Questions to be asked are::::
1. Is liqidity in system drained out to such extent thta banks not able to fulfill needs of corporate credit? Answer is No.
2. Is money growth in system curtailed? Answer is No.
3. Are govrnment 364 day T Bill yields crossing even 8.5% even when repo rate is raised to 8.25%? Answer is No. This is more than enough indiccator of abundance of liqidity in system.
4. What is interest cost of corpratesout of their EBIDTA revenue & how much thta is incrementally increasing with each 1% rise in repo rate? A few basis point if not more. Plz dunt tell coporates are so poor not able to absorb those few basis point rise in costs. That too atfer they are increasing product price beyond 9% YoY (this is nothing but WPI growth aka inflation).
5. What is that social commitment coporates are showing to give back to poor, reducing their product prices voluntarily or to improve literacy levels or to improve civic amenities? Absolute nothing.
Coporate world is running after free money & speculate & mindlessly expand & live beyond it means & show excess in balance sheet as their hard earned profit.

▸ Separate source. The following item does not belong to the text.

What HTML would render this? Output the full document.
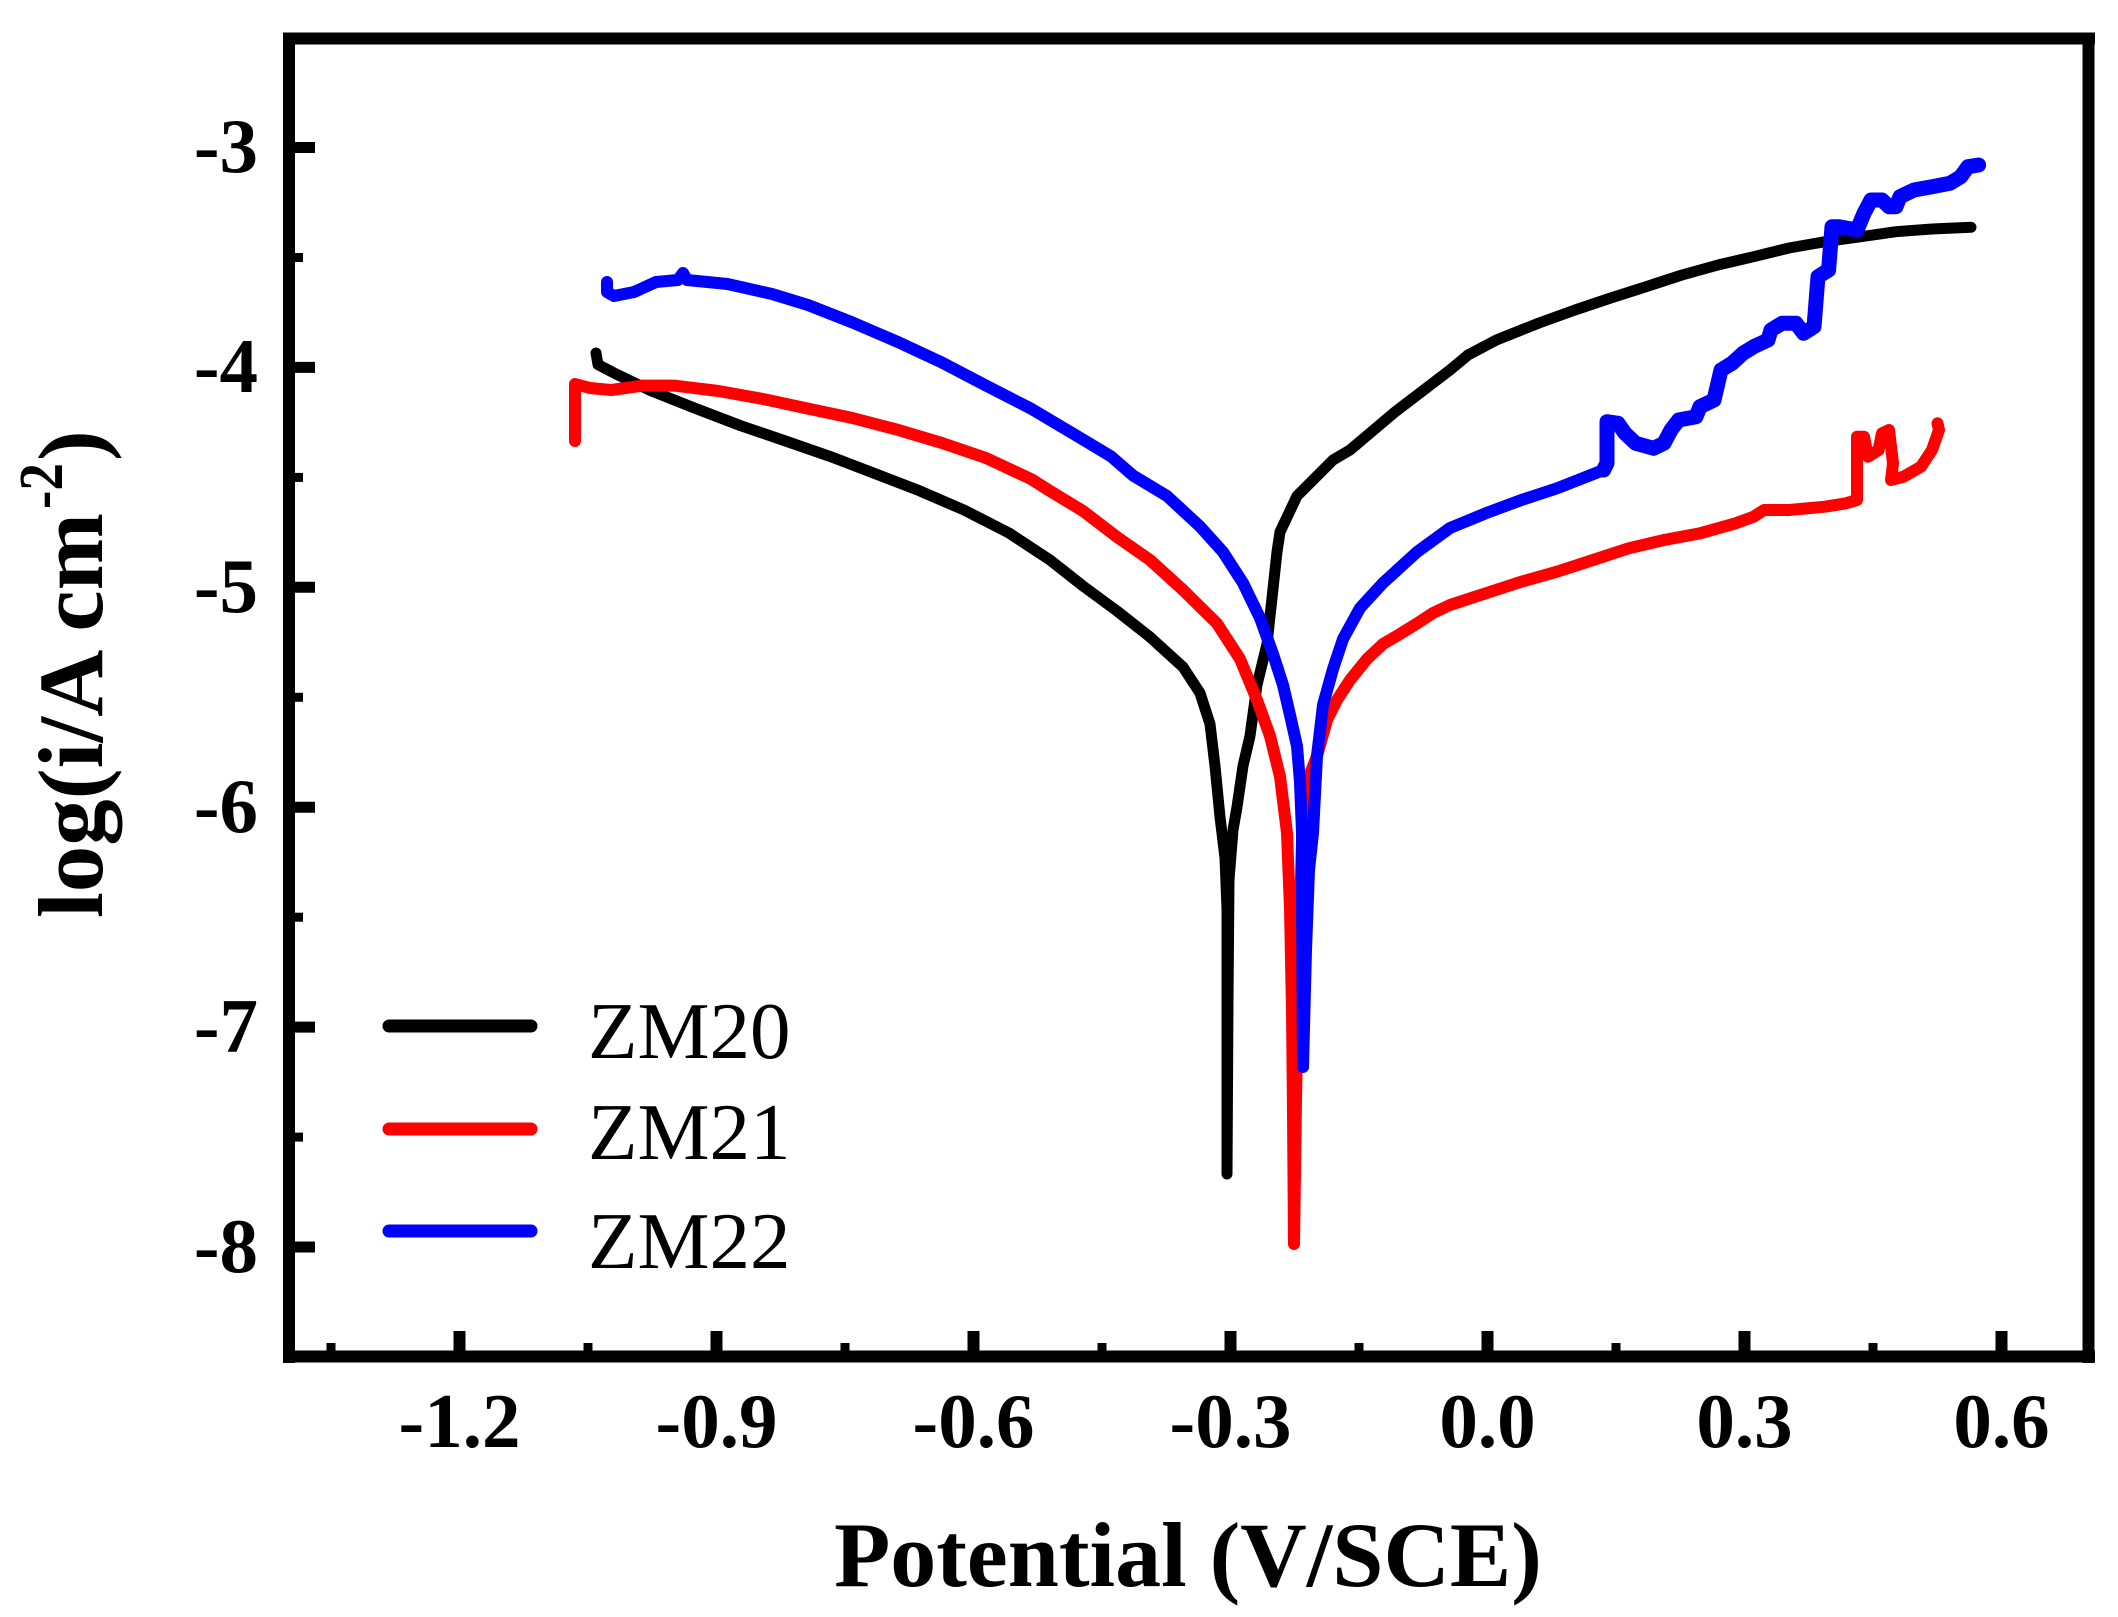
<!DOCTYPE html>
<html>
<head>
<meta charset="utf-8">
<style>
  html, body { margin: 0; padding: 0; background: #ffffff; }
  svg { display: block; }
  .tick { font-family: "Liberation Serif", "Times New Roman", serif; font-weight: bold; font-size: 77px; fill: #000; }
  .leg { font-family: "Liberation Serif", "Times New Roman", serif; font-weight: normal; font-size: 81px; fill: #000; }
  .ttl { font-family: "Liberation Serif", "Times New Roman", serif; font-weight: bold; fill: #000; }
</style>
</head>
<body>
<svg width="2118" height="1617" viewBox="0 0 2118 1617" xmlns="http://www.w3.org/2000/svg">
  <rect x="0" y="0" width="2118" height="1617" fill="#ffffff"/>

  <!-- Frame -->
  <g stroke="#000" stroke-width="12" fill="none">
    <line x1="289" y1="33" x2="289" y2="1363"/>
    <line x1="283" y1="38.5" x2="2095" y2="38.5"/>
    <line x1="2088.5" y1="33" x2="2088.5" y2="1363"/>
    <line x1="283" y1="1356.5" x2="2095" y2="1356.5"/>
  </g>

  <!-- X major ticks -->
  <g stroke="#000" stroke-width="12">
    <line x1="459.5" y1="1351" x2="459.5" y2="1331"/>
    <line x1="716.5" y1="1351" x2="716.5" y2="1331"/>
    <line x1="973.5" y1="1351" x2="973.5" y2="1331"/>
    <line x1="1230.5" y1="1351" x2="1230.5" y2="1331"/>
    <line x1="1487.5" y1="1351" x2="1487.5" y2="1331"/>
    <line x1="1744.5" y1="1351" x2="1744.5" y2="1331"/>
    <line x1="2001.5" y1="1351" x2="2001.5" y2="1331"/>
  </g>
  <!-- X minor ticks -->
  <g stroke="#000" stroke-width="9">
    <line x1="331" y1="1351" x2="331" y2="1343"/>
    <line x1="588" y1="1351" x2="588" y2="1343"/>
    <line x1="845" y1="1351" x2="845" y2="1343"/>
    <line x1="1102" y1="1351" x2="1102" y2="1343"/>
    <line x1="1359" y1="1351" x2="1359" y2="1343"/>
    <line x1="1616" y1="1351" x2="1616" y2="1343"/>
    <line x1="1873" y1="1351" x2="1873" y2="1343"/>
  </g>
  <!-- Y major ticks -->
  <g stroke="#000" stroke-width="11">
    <line x1="294" y1="147.5" x2="315" y2="147.5"/>
    <line x1="294" y1="367.4" x2="315" y2="367.4"/>
    <line x1="294" y1="587.3" x2="315" y2="587.3"/>
    <line x1="294" y1="807.2" x2="315" y2="807.2"/>
    <line x1="294" y1="1027.1" x2="315" y2="1027.1"/>
    <line x1="294" y1="1247" x2="315" y2="1247"/>
  </g>
  <!-- Y minor ticks -->
  <g stroke="#000" stroke-width="9">
    <line x1="294" y1="257.5" x2="303" y2="257.5"/>
    <line x1="294" y1="477.4" x2="303" y2="477.4"/>
    <line x1="294" y1="697.3" x2="303" y2="697.3"/>
    <line x1="294" y1="917.2" x2="303" y2="917.2"/>
    <line x1="294" y1="1137.1" x2="303" y2="1137.1"/>
  </g>

  <!-- Y tick labels -->
  <g class="tick" text-anchor="end">
    <text x="258" y="172">-3</text>
    <text x="258" y="392">-4</text>
    <text x="258" y="612">-5</text>
    <text x="258" y="832">-6</text>
    <text x="258" y="1052">-7</text>
    <text x="258" y="1272">-8</text>
  </g>
  <!-- X tick labels -->
  <g class="tick" text-anchor="middle">
    <text x="459.5" y="1447">-1.2</text>
    <text x="716.5" y="1447">-0.9</text>
    <text x="973.5" y="1447">-0.6</text>
    <text x="1230.5" y="1447">-0.3</text>
    <text x="1487.5" y="1447">0.0</text>
    <text x="1744.5" y="1447">0.3</text>
    <text x="2001.5" y="1447">0.6</text>
  </g>

  <!-- Axis titles -->
  <text class="ttl" x="1188" y="1586" font-size="92" text-anchor="middle">Potential (V/SCE)</text>
  <g transform="translate(102,0) rotate(-90)">
    <text class="ttl" x="-918" y="0" font-size="92" textLength="405" lengthAdjust="spacingAndGlyphs">log(i/A cm</text>
    <text class="ttl" x="-509" y="-40" font-size="62" textLength="46" lengthAdjust="spacingAndGlyphs">-2</text>
    <text class="ttl" x="-461" y="0" font-size="92">)</text>
  </g>

  <!-- Curves -->
  <g fill="none" stroke-linejoin="round" stroke-linecap="round">
    <!-- ZM20 black -->
    <polyline stroke="#000" stroke-width="11" points="
      596,353 598,364.6 616,374 651.6,391 696,408.6 741,425.8 785.5,441 830,456.4 875,473.6 919.5,490.8
      964,510 1009,533 1050,560 1083,586 1117,611 1150,637 1183,667 1200,693 1210,724 1215,766
      1220,817 1225,858 1227,909 1227,1174 1228,1000 1229,880 1233,830 1237,807 1243,766 1250,736
      1257,685 1267,644 1272,598 1277,552 1280,532 1297,496 1307,486 1333,460 1350,450 1395,412
      1450,370 1468,355 1496.4,340 1539,323 1575,310 1610.7,298 1646,286.7 1682,275 1718,265
      1753.6,256.7 1789,248 1825,241.7 1861,236.7 1896,231.7 1932,229 1971,227.3"/>
    <!-- ZM21 red -->
    <polyline stroke="#ff0000" stroke-width="12" points="
      575,441 575,384 590,388 611,390 643,385.6 674,385.6 718.6,391 763,399 808,408.6 852.5,418
      897,429.6 942,443 986,458 1031,479 1050,491 1083,511 1117,537 1150,560 1183,590 1217,623.5
      1240,659 1257,700 1270,736 1280,776.5 1287,833 1290,909 1292,1011 1293,1113 1294,1244
      1296,1100 1299,950 1302,840 1307,782 1317,756 1327,720 1337,700 1350,680 1367,659 1383,644
      1400,634 1417,623.5 1433,613 1450,605 1485.7,593.3 1521.4,581.7 1557,571.7 1593,560
      1628.6,548.3 1664,540 1700,533.3 1735.7,523.3 1753.6,516.7 1764,510 1789,510 1825,506.7
      1846,503.3 1857,500 1857,436.7 1864,436.7 1868,456.7 1878.6,450 1882,433.3 1889,430
      1893,463.3 1891,480 1903.6,476.7 1921,466.7 1932,450 1939,430 1937.5,423.3"/>
    <!-- ZM22 blue -->
    <polyline stroke="#0000ff" stroke-width="12" points="
      607,282 607,292 614,296 634,292 656,282 678,280 683,273 687,280 727.5,284 772,294
      808,305 852.5,322.5 897,341.6 942,362.6 986,385.6 1031,408.6 1076,435.4 1111,456.4
      1133,475.5 1167,496 1200,526.5 1223,552 1243,583 1260,618 1273,654 1283,685 1290,715
      1297,746 1300,782 1302,833 1302,909 1303,1067 1306,950 1309,870 1313,833 1317,756
      1323,705 1333,669 1343,639 1360,608 1383,583 1417,552 1450,528 1485.7,513.3 1521.4,500
      1557,488.3 1603.6,470 1607,463.3 1607,421.7 1618,423.3 1625,433.3 1635.7,443.3
      1653.6,448.3 1664,443.3 1671,430 1678.6,420 1696,416.7 1700,406.7 1714,400 1721,370
      1732,363.3 1743,353.3 1753.6,346.7 1768,340 1771,330 1782,323.3 1796,323.3 1803.6,333.3
      1814,326.7 1818,276.7 1828.6,270 1832,226.7 1839,226.7 1857,230 1864,213.3 1871,200
      1882,200 1889,206.7 1896,206.7 1900,196.7 1914,190 1932,186.7 1950,183.3 1960.7,176.7
      1968,166.7 1978.6,165"/>
    <!-- blue noisy thickening -->
    <polyline stroke="#0000ff" stroke-width="15" points="
      1603.6,470 1607,463.3 1607,421.7 1618,423.3 1625,433.3 1635.7,443.3
      1653.6,448.3 1664,443.3 1671,430 1678.6,420 1696,416.7 1700,406.7 1714,400 1721,370
      1732,363.3 1743,353.3 1753.6,346.7 1768,340 1771,330 1782,323.3 1796,323.3 1803.6,333.3
      1814,326.7 1818,276.7 1828.6,270 1832,226.7 1839,226.7 1857,230 1864,213.3 1871,200
      1882,200 1889,206.7 1896,206.7 1900,196.7 1914,190 1932,186.7 1950,183.3 1960.7,176.7
      1968,166.7 1978.6,165"/>
  </g>

  <!-- Legend -->
  <g stroke-linecap="round" stroke-width="13">
    <line x1="389" y1="1026" x2="531" y2="1026" stroke="#000"/>
    <line x1="389" y1="1129" x2="531" y2="1129" stroke="#ff0000"/>
    <line x1="389" y1="1231" x2="531" y2="1231" stroke="#0000ff"/>
  </g>
  <g class="leg">
    <text x="588" y="1058">ZM20</text>
    <text x="588" y="1159">ZM21</text>
    <text x="588" y="1268">ZM22</text>
  </g>
</svg>
</body>
</html>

That runaway balance sheet growth on free money is being dubbed as GROWTH on retail investors. Retail investors are being taken for granted, they are getting commanded by industry shenanigans to believe all cock-bull stories only because big shots are telling it on TV.
This is getting as hilarious as it can get. All of us can get it using a bit of some brain, not by singing a chorus for white collar thieves' song.
This nonsense of crying over 0.25% intrest rate increase hurting growth must be stopped.